The recovery effects of PVCS and RGS can be compared under the same parameter α or β. For each RGS, there always exists a PVCS corresponding to it. However, transforming any PVCS to RGS can not be guaranteed, since some PVCSs can not be expressed by just f _equ , f _ran and f _com . Therefore, for (k, n) scheme, we have the following equations:

$$ \alpha_{RGS} \le \alpha_{PVCS} \; or \; \beta_{RGS} \le \beta_{PVCS} . $$

Taking (3, 4) scheme for example, a secret image S of size 512 × 512 pixels is encrypted. RGS is realized according to Algorithm 6. For PVCS, we construct C ₀ and C ₁ as follows.

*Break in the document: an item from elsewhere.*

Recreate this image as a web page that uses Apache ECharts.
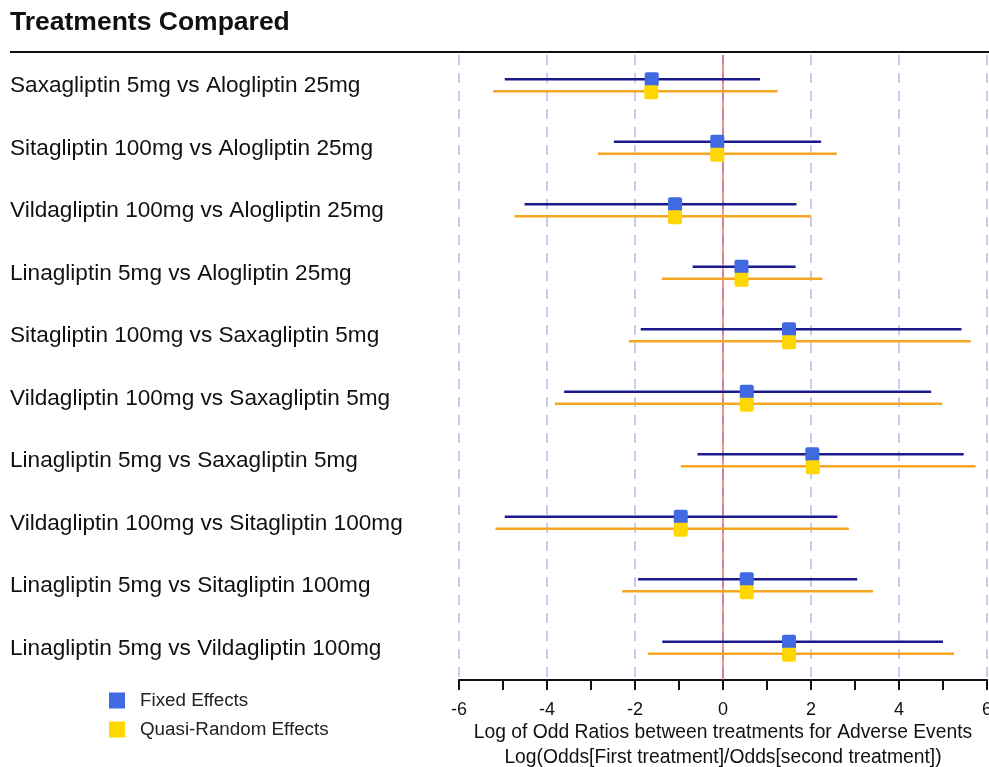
<!DOCTYPE html>
<html>
<head>
<meta charset="utf-8">
<script src="https://cdn.jsdelivr.net/npm/echarts@6/dist/echarts.min.js"></script>
<style>
  html, body { margin: 0; padding: 0; background: #fff; }
  #chart { width: 989px; height: 767px; }
</style>
</head>
<body>
<div id="chart"></div>
<script>
// Pairwise comparisons (first treatment vs second treatment)
const comparisons = [
  'Saxagliptin 5mg vs Alogliptin 25mg',
  'Sitagliptin 100mg vs Alogliptin 25mg',
  'Vildagliptin 100mg vs Alogliptin 25mg',
  'Linagliptin 5mg vs Alogliptin 25mg',
  'Sitagliptin 100mg vs Saxagliptin 5mg',
  'Vildagliptin 100mg vs Saxagliptin 5mg',
  'Linagliptin 5mg vs Saxagliptin 5mg',
  'Vildagliptin 100mg vs Sitagliptin 100mg',
  'Linagliptin 5mg vs Sitagliptin 100mg',
  'Linagliptin 5mg vs Vildagliptin 100mg'
];

// Fixed effects: log odds ratio estimate with lower / upper interval bounds
const fixedEst   = [-1.62, -0.13, -1.09, 0.42, 1.50, 0.54, 2.03, -0.96, 0.54, 1.50];
const fixedLow   = [-4.96, -2.48, -4.51, -0.69, -1.87, -3.61, -0.58, -4.96, -1.93, -1.38];
const fixedHigh  = [0.84, 2.23, 1.67, 1.65, 5.42, 4.73, 5.47, 2.60, 3.05, 5.00];

// Quasi-random effects: estimate with lower / upper interval bounds
const randomEst  = [-1.63, -0.13, -1.09, 0.42, 1.50, 0.54, 2.04, -0.96, 0.54, 1.50];
const randomLow  = [-5.22, -2.84, -4.74, -1.39, -2.14, -3.82, -0.96, -5.17, -2.29, -1.71];
const randomHigh = [1.24, 2.59, 2.00, 2.26, 5.63, 4.98, 5.74, 2.86, 3.41, 5.25];

// Axis ticks and the no-difference reference value
const xTicks = [-6, -4, -2, 0, 2, 4, 6];
const referenceValue = [0];

const FONT = '"Liberation Sans", Arial, sans-serif';

function rows(low, high, est) {
  return comparisons.map((name, i) => [low[i], high[i], est[i], i]);
}

// Interval line with a square marker at the estimate, shifted within the row band
function intervalRenderer(lineColor, boxColor, lineShift, boxShift) {
  return function (params, api) {
    const cat = api.value(3);
    const lo = api.coord([api.value(0), cat]);
    const hi = api.coord([api.value(1), cat]);
    const mid = api.coord([api.value(2), cat]);
    const box = 14;
    return {
      type: 'group',
      children: [
        {
          type: 'line',
          shape: { x1: lo[0], y1: lo[1] + lineShift, x2: hi[0], y2: hi[1] + lineShift },
          style: { stroke: lineColor, lineWidth: 2.5 }
        },
        {
          type: 'rect',
          shape: { x: mid[0] - box / 2, y: mid[1] + boxShift - box / 2, width: box, height: box, r: 2 },
          style: { fill: boxColor }
        }
      ]
    };
  };
}

// Vertical line at the reference value spanning the full plot height
function referenceRenderer(params, api) {
  const cs = params.coordSys;
  const x = api.coord([api.value(0), 0])[0];
  return {
    type: 'line',
    shape: { x1: x, y1: cs.y, x2: x, y2: cs.y + cs.height },
    style: { stroke: '#d9534f', lineWidth: 1.2 }
  };
}

const chart = echarts.init(document.getElementById('chart'), null, { renderer: 'canvas' });

chart.setOption({
  animation: false,
  backgroundColor: '#ffffff',
  title: {
    text: 'Treatments Compared',
    left: 5,
    top: 4,
    textStyle: { fontFamily: FONT, fontSize: 26.5, fontWeight: 'bold', color: '#111' }
  },
  graphic: [
    {
      type: 'line',
      shape: { x1: 10, y1: 52, x2: 989, y2: 52 },
      style: { stroke: '#111', lineWidth: 2 }
    }
  ],
  legend: {
    orient: 'vertical',
    left: 109,
    top: 691,
    padding: 0,
    icon: 'rect',
    itemWidth: 16,
    itemHeight: 16,
    itemGap: 10,
    textStyle: { fontFamily: FONT, fontSize: 18.8, color: '#222', padding: [0, 0, 0, 10] },
    data: ['Fixed Effects', 'Quasi-Random Effects']
  },
  grid: { left: 459, right: 2, top: 55, bottom: 87, containLabel: false, outerBoundsMode: 'none' },
  xAxis: {
    type: 'value',
    min: -6,
    max: 6,
    interval: 2,
    axisLine: { show: true, onZero: false, lineStyle: { color: '#111', width: 2 } },
    axisTick: { show: true, length: 10, lineStyle: { color: '#111', width: 2 } },
    minorTick: { show: true, splitNumber: 2, length: 10, lineStyle: { color: '#111', width: 2 } },
    axisLabel: {
      fontFamily: FONT, fontSize: 18, color: '#111', margin: 21,
      customValues: xTicks
    },
    splitLine: { show: true, lineStyle: { color: '#c9c9f2', width: 2, type: [10, 8] } },
    name: 'Log of Odd Ratios between treatments for Adverse Events\nLog(Odds[First treatment]/Odds[second treatment])',
    nameLocation: 'middle',
    nameGap: 40,
    nameMoveOverlap: false,
    nameTextStyle: { fontFamily: FONT, fontSize: 19.3, color: '#111', lineHeight: 25 }
  },
  yAxis: {
    type: 'category',
    inverse: true,
    data: comparisons,
    axisLine: { show: false },
    axisTick: { show: false },
    splitLine: { show: false },
    axisLabel: {
      fontFamily: FONT, fontSize: 22.6, color: '#111',
      align: 'left', margin: 449, padding: [3, 0, 0, 0]
    }
  },
  series: [
    {
      name: 'Zero',
      type: 'custom',
      renderItem: referenceRenderer,
      encode: { x: 0 },
      data: referenceValue.map(v => [v]),
      silent: true,
      z: 2
    },
    {
      name: 'Fixed Effects',
      type: 'custom',
      itemStyle: { color: '#4169E1' },
      encode: { x: [0, 1, 2], y: 3 },
      renderItem: intervalRenderer('#1a1a8c', '#4169E1', -7, -7),
      data: rows(fixedLow, fixedHigh, fixedEst),
      z: 3
    },
    {
      name: 'Quasi-Random Effects',
      type: 'custom',
      itemStyle: { color: '#FFD700' },
      encode: { x: [0, 1, 2], y: 3 },
      renderItem: intervalRenderer('#F5A623', '#FFD700', 5, 6),
      data: rows(randomLow, randomHigh, randomEst),
      z: 4
    }
  ]
});
</script>
</body>
</html>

$$ C_{0} = \left\{ {\left[ \begin{gathered} 0 \\ 0 \\ 0 \\ 0 \\ \end{gathered} \right],\left[ \begin{gathered} 0 \\ 0 \\ 0 \\ 0 \\ \end{gathered} \right],\left[ \begin{gathered} 0 \\ 1 \\ 1 \\ 1 \\ \end{gathered} \right],\left[ \begin{gathered} 1 \\ 0 \\ 1 \\ 1 \\ \end{gathered} \right],\left[ \begin{gathered} 1 \\ 1 \\ 0 \\ 1 \\ \end{gathered} \right],\left[ \begin{gathered} 1 \\ 1 \\ 1 \\ 0 \\ \end{gathered} \right]} \right\},C_{1} = \left\{ {\left[ \begin{gathered} 0 \\ 0 \\ 0 \\ 1 \\ \end{gathered} \right],\left[ \begin{gathered} 0 \\ 0 \\ 1 \\ 0 \\ \end{gathered} \right],\left[ \begin{gathered} 0 \\ 1 \\ 0 \\ 0 \\ \end{gathered} \right],\left[ \begin{gathered} 1 \\ 0 \\ 0 \\ 0 \\ \end{gathered} \right],\left[ \begin{gathered} 1 \\ 1 \\ 1 \\ 1 \\ \end{gathered} \right],\left[ \begin{gathered} 1 \\ 1 \\ 1 \\ 1 \\ \end{gathered} \right]} \right\}. $$

Figure 1 shows the results of (3, 4)-RGS and (3, 4)-PVCS, which encrypt secret S (Fig. 1(a)) into four random grids and shares, respectively. Nobody can recognize the original secret from single grid (Fig. 1(b)) or single share (Fig. 1(c)). Figure 1(d)–(e) show the noise-like decoding effects of two grids and two shares, respectively. The secret information can be recognized by stacking three grids or three shares, shown in Fig. 1(f)–(g) with contrast \( \alpha_{RGS} = {2 \mathord{\left/ {\vphantom {2 {35}}} \right. \kern-0pt} {35}} \) < \( \alpha_{PVCS} = {1 \mathord{\left/ {\vphantom {1 7}} \right. \kern-0pt} 7} \). All grids or shares stacked, the reconstructed secrets are shown in Fig. 1(h) and Fig. 1(i) with contrast \( \alpha_{RGS} = {1 \mathord{\left/ {\vphantom {1 8}} \right. \kern-0pt} 8} \) < \( \alpha_{PVCS} = {1 \mathord{\left/ {\vphantom {1 3}} \right. \kern-0pt} 3} \).

Fig. 1.

The experimental results of the (3, 4)-RGS and (3, 4)-PVCS: (a) secret image S, (b) single grid of RGS with \( \alpha_{RGS} = 0 \), (c) single share of PVCS with \( \alpha_{PVCS} = 0 \), (d) two overlapped grids of RGS with \( \alpha_{RGS} = 0 \), (e) two overlapped shares of PVCS with \( \alpha_{PVCS} = 0 \), (f) three overlapped grids of RGS with \( \alpha_{RGS} = {2 \mathord{\left/ {\vphantom {2 {35}}} \right. \kern-0pt} {35}} \), (g) three overlapped shares of PVCS with \( \alpha_{PVCS} = {1 \mathord{\left/ {\vphantom {1 7}} \right. \kern-0pt} 7} \), (h) four overlapped grids of RGS with \( \alpha_{RGS} = {1 \mathord{\left/ {\vphantom {1 8}} \right. \kern-0pt} 8} \), (i) four overlapped shares of PVCS with \( \alpha_{PVCS} = {1 \mathord{\left/ {\vphantom {1 3}} \right. \kern-0pt} 3} \).

5 Conclusion

The relationship between VCS and RGS is analyzed for the first time. It is interesting that the encryption rules of RGS are actually the set of distribution matrices in PVCS. Considering the costs of algorithms, PVCS is good at the computational complexity while RGS has advantage in no codebook needed. Generally speaking, the contrast of PVCS is better than RGS under the same access structure. Our future work is how to improve the contrast of RGS.